The tricky part though was how to make this happen in real-time. After many iterations, we managed to train streaming, unidirectional, models that consume the incoming audio in larger chunks than conventional models, but do actual computations less often. With this, we drastically reduced computations and made the recognizer much faster. We also added artificial noise and reverberation to the training data, making the recognizer more robust to ambient noise. You can watch a model learning a sentence here.

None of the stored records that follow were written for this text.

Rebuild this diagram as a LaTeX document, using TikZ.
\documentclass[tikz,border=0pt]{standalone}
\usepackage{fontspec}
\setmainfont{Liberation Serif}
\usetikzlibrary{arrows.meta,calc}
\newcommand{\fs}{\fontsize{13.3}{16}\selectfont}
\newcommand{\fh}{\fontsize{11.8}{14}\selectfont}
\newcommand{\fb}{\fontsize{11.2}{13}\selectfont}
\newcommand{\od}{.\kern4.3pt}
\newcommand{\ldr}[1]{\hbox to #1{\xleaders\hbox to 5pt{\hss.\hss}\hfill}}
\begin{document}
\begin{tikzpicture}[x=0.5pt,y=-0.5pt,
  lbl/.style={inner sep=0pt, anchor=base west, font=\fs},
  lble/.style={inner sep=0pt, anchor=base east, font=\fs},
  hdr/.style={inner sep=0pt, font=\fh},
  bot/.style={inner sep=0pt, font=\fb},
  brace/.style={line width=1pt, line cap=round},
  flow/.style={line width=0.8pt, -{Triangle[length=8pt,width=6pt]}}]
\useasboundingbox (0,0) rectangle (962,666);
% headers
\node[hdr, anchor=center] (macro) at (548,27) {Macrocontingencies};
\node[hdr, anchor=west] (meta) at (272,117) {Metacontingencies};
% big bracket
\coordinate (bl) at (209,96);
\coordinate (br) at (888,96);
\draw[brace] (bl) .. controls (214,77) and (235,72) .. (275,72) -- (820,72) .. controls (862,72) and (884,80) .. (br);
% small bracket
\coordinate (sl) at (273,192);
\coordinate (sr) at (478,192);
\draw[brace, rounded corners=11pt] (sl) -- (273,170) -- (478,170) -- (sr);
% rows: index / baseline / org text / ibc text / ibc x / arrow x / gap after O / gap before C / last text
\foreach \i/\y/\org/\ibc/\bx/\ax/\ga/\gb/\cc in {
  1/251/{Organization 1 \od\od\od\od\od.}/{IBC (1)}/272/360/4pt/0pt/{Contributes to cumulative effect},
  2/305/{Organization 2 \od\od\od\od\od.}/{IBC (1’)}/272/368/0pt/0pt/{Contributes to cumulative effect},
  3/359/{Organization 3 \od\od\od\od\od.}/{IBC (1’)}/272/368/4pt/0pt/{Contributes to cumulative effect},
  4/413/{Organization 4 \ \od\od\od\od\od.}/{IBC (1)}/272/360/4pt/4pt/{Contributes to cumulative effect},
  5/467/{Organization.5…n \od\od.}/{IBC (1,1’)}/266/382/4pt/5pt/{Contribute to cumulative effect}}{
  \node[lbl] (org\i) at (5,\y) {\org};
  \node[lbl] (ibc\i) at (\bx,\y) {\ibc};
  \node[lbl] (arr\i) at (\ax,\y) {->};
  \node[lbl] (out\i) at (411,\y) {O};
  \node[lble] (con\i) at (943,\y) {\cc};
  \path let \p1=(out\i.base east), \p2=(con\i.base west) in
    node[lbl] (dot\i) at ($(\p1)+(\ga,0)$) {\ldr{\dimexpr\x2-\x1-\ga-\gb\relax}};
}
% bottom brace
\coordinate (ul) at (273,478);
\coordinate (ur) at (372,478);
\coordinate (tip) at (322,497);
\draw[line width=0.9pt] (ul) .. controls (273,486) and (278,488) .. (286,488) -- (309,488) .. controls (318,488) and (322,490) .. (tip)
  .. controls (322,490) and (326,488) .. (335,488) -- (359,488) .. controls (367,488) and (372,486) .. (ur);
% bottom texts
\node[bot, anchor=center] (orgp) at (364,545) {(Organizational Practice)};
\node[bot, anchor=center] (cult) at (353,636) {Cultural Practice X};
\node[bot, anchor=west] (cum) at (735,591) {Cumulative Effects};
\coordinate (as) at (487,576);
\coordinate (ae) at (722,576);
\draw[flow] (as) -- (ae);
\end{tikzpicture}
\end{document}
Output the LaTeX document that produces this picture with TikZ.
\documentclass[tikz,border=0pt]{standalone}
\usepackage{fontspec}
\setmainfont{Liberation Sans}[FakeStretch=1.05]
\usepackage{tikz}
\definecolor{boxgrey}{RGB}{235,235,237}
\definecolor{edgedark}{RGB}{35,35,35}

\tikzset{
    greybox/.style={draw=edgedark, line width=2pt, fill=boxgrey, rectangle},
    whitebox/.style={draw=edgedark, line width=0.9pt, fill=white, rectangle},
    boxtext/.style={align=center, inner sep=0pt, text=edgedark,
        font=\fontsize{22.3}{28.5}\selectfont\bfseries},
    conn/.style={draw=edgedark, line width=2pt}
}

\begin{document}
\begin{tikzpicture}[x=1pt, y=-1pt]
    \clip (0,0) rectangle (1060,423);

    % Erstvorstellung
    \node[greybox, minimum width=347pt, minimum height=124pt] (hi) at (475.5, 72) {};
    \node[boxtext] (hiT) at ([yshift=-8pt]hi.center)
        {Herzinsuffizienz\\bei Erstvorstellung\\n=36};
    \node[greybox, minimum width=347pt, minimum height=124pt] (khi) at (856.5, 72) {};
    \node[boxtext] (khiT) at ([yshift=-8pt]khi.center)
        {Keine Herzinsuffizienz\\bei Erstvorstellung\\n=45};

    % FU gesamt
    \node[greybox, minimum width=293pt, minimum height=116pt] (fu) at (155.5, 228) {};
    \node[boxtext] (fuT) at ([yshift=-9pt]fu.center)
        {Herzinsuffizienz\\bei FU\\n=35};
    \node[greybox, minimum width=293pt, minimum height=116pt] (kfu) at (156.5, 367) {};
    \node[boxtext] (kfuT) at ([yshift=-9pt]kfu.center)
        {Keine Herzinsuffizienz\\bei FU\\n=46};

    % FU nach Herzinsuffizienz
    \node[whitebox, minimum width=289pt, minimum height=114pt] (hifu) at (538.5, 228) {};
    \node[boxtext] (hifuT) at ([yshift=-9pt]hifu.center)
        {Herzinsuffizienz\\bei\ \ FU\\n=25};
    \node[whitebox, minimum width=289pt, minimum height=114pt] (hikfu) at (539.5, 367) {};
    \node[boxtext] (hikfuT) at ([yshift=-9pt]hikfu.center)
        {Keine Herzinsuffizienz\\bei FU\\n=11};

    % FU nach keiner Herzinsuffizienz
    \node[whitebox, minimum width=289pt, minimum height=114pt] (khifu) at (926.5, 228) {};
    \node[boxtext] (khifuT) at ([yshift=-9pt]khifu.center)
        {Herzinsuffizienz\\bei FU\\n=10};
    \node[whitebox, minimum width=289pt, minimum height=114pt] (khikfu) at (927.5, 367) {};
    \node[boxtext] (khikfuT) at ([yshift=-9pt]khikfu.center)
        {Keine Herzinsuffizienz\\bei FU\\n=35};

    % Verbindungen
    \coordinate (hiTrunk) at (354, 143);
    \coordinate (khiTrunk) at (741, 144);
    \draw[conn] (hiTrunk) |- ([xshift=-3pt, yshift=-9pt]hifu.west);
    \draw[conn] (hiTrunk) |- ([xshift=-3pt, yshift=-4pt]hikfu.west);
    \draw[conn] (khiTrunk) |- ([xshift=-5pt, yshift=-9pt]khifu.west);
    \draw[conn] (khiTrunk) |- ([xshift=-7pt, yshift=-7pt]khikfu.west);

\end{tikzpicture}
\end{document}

We now had a faster and more accurate acoustic model and were excited to launch it on real voice traffic. However, we had to solve another problem – the model was delaying its phoneme predictions by about 300 milliseconds: it had just learned it could make better predictions by listening further ahead in the speech signal! This was smart, but it would mean extra latency for our users, which was not acceptable. We solved this problem by training the model to output phoneme predictions much closer to the ground-truth timing of the speech.
We are happy to announce that our new acoustic models are now used for voice searches and commands in theGoogle app (on Android and iOS), and for dictation on Android devices. In addition to requiring much lower computational resources, the new models are more accurate, robust to noise, and faster to respond to voice search queries – so give it a try, and happy (voice) searching!